Open Source as Culture/ Culture as Open Source by siva vaidhyanathan
“Open source” had always been the less preferred choice known to be the insurgent model to proprietary models to the general public . However, this was because humans have been so accustomed and influenced by proprietary information. Little do they know that the “open source” way is closer to how human creativity usually works.
Nearer to date, the advantages of the “open source” model of creativity and commerce have become clearer, revealing flaws and faults of the chief regulatory system such as copyright.
Copyright aims to protect media and its creativity but also limits the improvement of softwares, devices and bans the sharing of techniques and tools with others.
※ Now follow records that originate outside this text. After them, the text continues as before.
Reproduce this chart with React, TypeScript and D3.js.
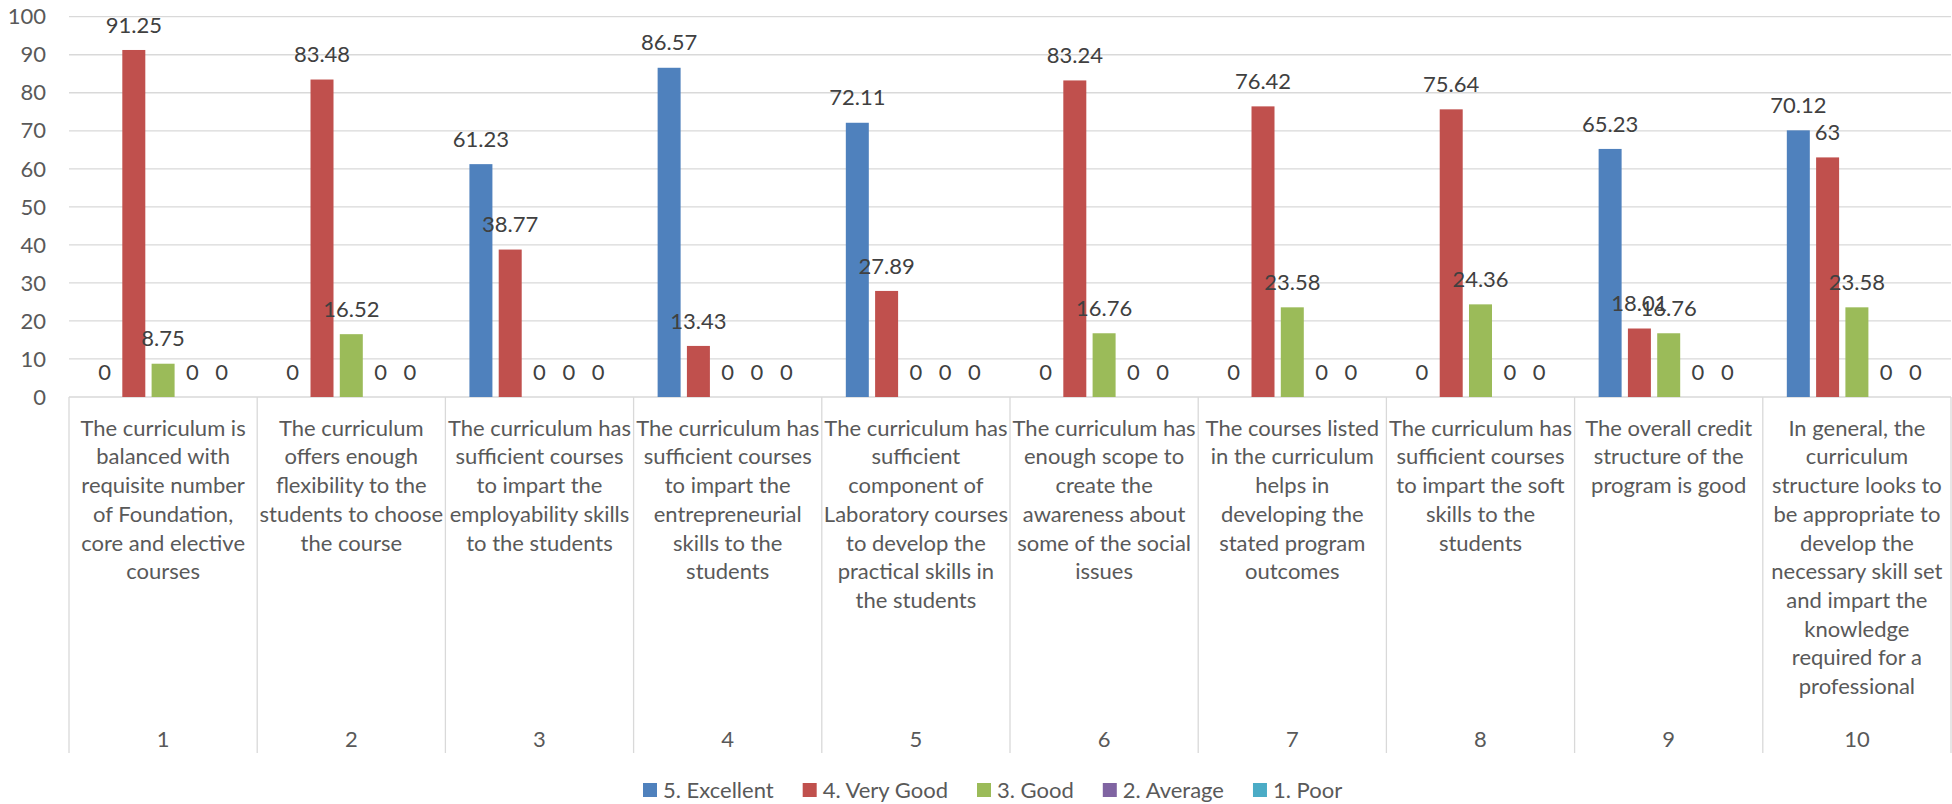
import React, { useEffect, useRef } from "react";
import * as d3 from "d3";

const categories = ["1", "2", "3", "4", "5", "6", "7", "8", "9", "10"];

const categoryText: string[][] = [
  ["The curriculum is", "balanced with", "requisite number", "of Foundation,", "core and elective", "courses"],
  ["The curriculum", "offers enough", "flexibility to the", "students to choose", "the course"],
  ["The curriculum has", "sufficient courses", "to impart the", "employability skills", "to the students"],
  ["The curriculum has", "sufficient courses", "to impart the", "entrepreneurial", "skills to the", "students"],
  ["The curriculum has", "sufficient", "component of", "Laboratory courses", "to develop the", "practical skills in", "the students"],
  ["The curriculum has", "enough scope to", "create the", "awareness about", "some of the social", "issues"],
  ["The courses listed", "in the curriculum", "helps in", "developing the", "stated program", "outcomes"],
  ["The curriculum has", "sufficient courses", "to impart the soft", "skills to the", "students"],
  ["The overall credit", "structure of the", "program is good"],
  ["In general, the", "curriculum", "structure looks to", "be appropriate to", "develop the", "necessary skill set", "and impart the", "knowledge", "required for a", "professional"],
];

const seriesNames = ["5. Excellent", "4. Very Good", "3. Good", "2. Average", "1. Poor"];
const excellent = [0, 0, 61.23, 86.57, 72.11, 0, 0, 0, 65.23, 70.12];
const veryGood = [91.25, 83.48, 38.77, 13.43, 27.89, 83.24, 76.42, 75.64, 18.01, 63];
const good = [8.75, 16.52, 0, 0, 0, 16.76, 23.58, 24.36, 16.76, 23.58];
const average = [0, 0, 0, 0, 0, 0, 0, 0, 0, 0];
const poor = [0, 0, 0, 0, 0, 0, 0, 0, 0, 0];
const seriesValues = [excellent, veryGood, good, average, poor];
const seriesColors = ["#4f81bd", "#c0504d", "#9bbb59", "#8064a2", "#4bacc6"];
const yTicks = [0, 10, 20, 30, 40, 50, 60, 70, 80, 90, 100];

const W = 1952;
const H = 804;
const FONT = "Lato, 'Open Sans', sans-serif";
const FS = 22;

export default function App() {
  const ref = useRef<SVGSVGElement>(null);

  useEffect(() => {
    const svg = d3.select(ref.current);
    svg.selectAll("*").remove();

    const left = 69;
    const right = 1951;
    const top = 16.7;
    const bottom = 397;

    const x0 = d3.scaleBand<string>().domain(categories).range([left, right]).paddingInner(0).paddingOuter(0);
    const x1 = d3
      .scaleBand<string>()
      .domain(seriesNames)
      .range([0, x0.bandwidth()])
      .paddingInner(0.215)
      .paddingOuter(0.82);
    const y = d3.scaleLinear().domain([0, 100]).range([bottom, top]);

    const g = svg.append("g").attr("font-family", FONT);

    // gridlines
    g.selectAll("line.grid")
      .data(yTicks)
      .join("line")
      .attr("x1", left)
      .attr("x2", right)
      .attr("y1", (d) => y(d))
      .attr("y2", (d) => y(d))
      .attr("stroke", "#d9d9d9")
      .attr("stroke-width", 1.3);

    // y tick labels
    g.selectAll("text.ytick")
      .data(yTicks)
      .join("text")
      .attr("x", 46)
      .attr("y", (d) => y(d))
      .attr("dy", "0.35em")
      .attr("text-anchor", "end")
      .attr("font-size", FS)
      .attr("fill", "#595959")
      .text((d) => String(d));

    // category separators
    const sepX = categories.map((c) => x0(c) as number).concat([right]);
    g.selectAll("line.sep")
      .data(sepX)
      .join("line")
      .attr("x1", (d) => d)
      .attr("x2", (d) => d)
      .attr("y1", bottom)
      .attr("y2", 753)
      .attr("stroke", "#d9d9d9")
      .attr("stroke-width", 1.3);

    // bars
    seriesNames.forEach((s, si) => {
      const vals = seriesValues[si];
      const grp = g.append("g");
      grp
        .selectAll("rect")
        .data(vals)
        .join("rect")
        .attr("x", (_d, i) => (x0(categories[i]) as number) + (x1(s) as number))
        .attr("width", x1.bandwidth())
        .attr("y", (d) => y(d))
        .attr("height", (d) => bottom - y(d))
        .attr("fill", seriesColors[si]);
    });

    // data labels
    seriesNames.forEach((s, si) => {
      const vals = seriesValues[si];
      g.append("g")
        .selectAll("text")
        .data(vals)
        .join("text")
        .attr("x", (_d, i) => (x0(categories[i]) as number) + (x1(s) as number) + x1.bandwidth() / 2)
        .attr("y", (d) => y(d) - 25)
        .attr("dy", "0.35em")
        .attr("text-anchor", "middle")
        .attr("font-size", FS)
        .attr("fill", "#404040")
        .text((d) => String(d));
    });

    // category labels
    categories.forEach((c, i) => {
      const cx = (x0(c) as number) + x0.bandwidth() / 2;
      const t = g
        .append("text")
        .attr("text-anchor", "middle")
        .attr("font-size", FS)
        .attr("fill", "#595959");
      categoryText[i].forEach((line, li) => {
        t.append("tspan")
          .attr("x", cx)
          .attr("y", 428 + li * 28.7)
          .attr("dy", "0.35em")
          .text(line);
      });
      g.append("text")
        .attr("x", cx)
        .attr("y", 739)
        .attr("dy", "0.35em")
        .attr("text-anchor", "middle")
        .attr("font-size", FS)
        .attr("fill", "#595959")
        .text(c);
    });

    // legend
    let lx = 643;
    const ly = 790;
    seriesNames.forEach((s, si) => {
      g.append("rect")
        .attr("x", lx)
        .attr("y", ly - 7)
        .attr("width", 14)
        .attr("height", 14)
        .attr("fill", seriesColors[si]);
      const txt = g
        .append("text")
        .attr("x", lx + 20)
        .attr("y", ly)
        .attr("dy", "0.35em")
        .attr("font-size", FS)
        .attr("fill", "#595959")
        .text(s);
      const w = (txt.node() as SVGTextElement).getComputedTextLength();
      lx = lx + 20 + w + 29;
    });
  }, []);

  return (
    <svg
      ref={ref}
      width={W}
      height={H}
      viewBox={`0 0 ${W} ${H}`}
      style={{ position: "fixed", left: 0, top: 0, background: "#fff" }}
    />
  );
}
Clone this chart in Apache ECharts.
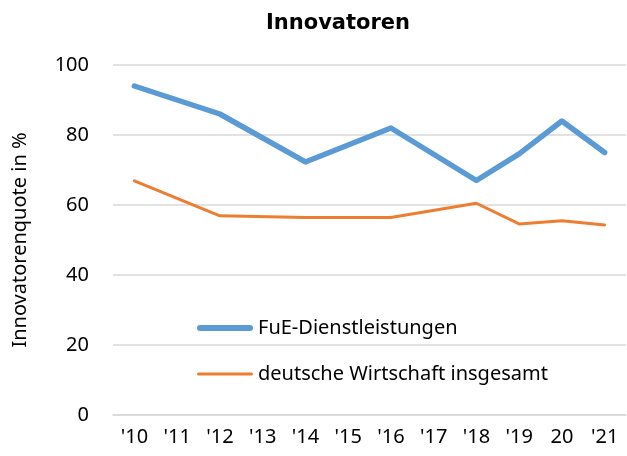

Richard Stallman, a computing scientist, was “offended that openness was being criminalised”.
Of late, more countries such as South Africa, Brazil and China have realised the practicality of “open source” models and are now encouraging the dissemination of these softwares. In fact, “open source” is now advancing past software and into licenses. Common “open source” sites are also commonly used by the general public such as Wikipedia.
Copyright can no longer work the same way it used to due to the changes in practices. With “open source” models, copyright is no longer a a single right bestowed on a single author but is now a group of rights that the author may license to others.
“Open source” was something that was unfamiliar to many and difficult to advocate. However, it is now more and more accepted, proving it’s brilliant success and positive habits on the world.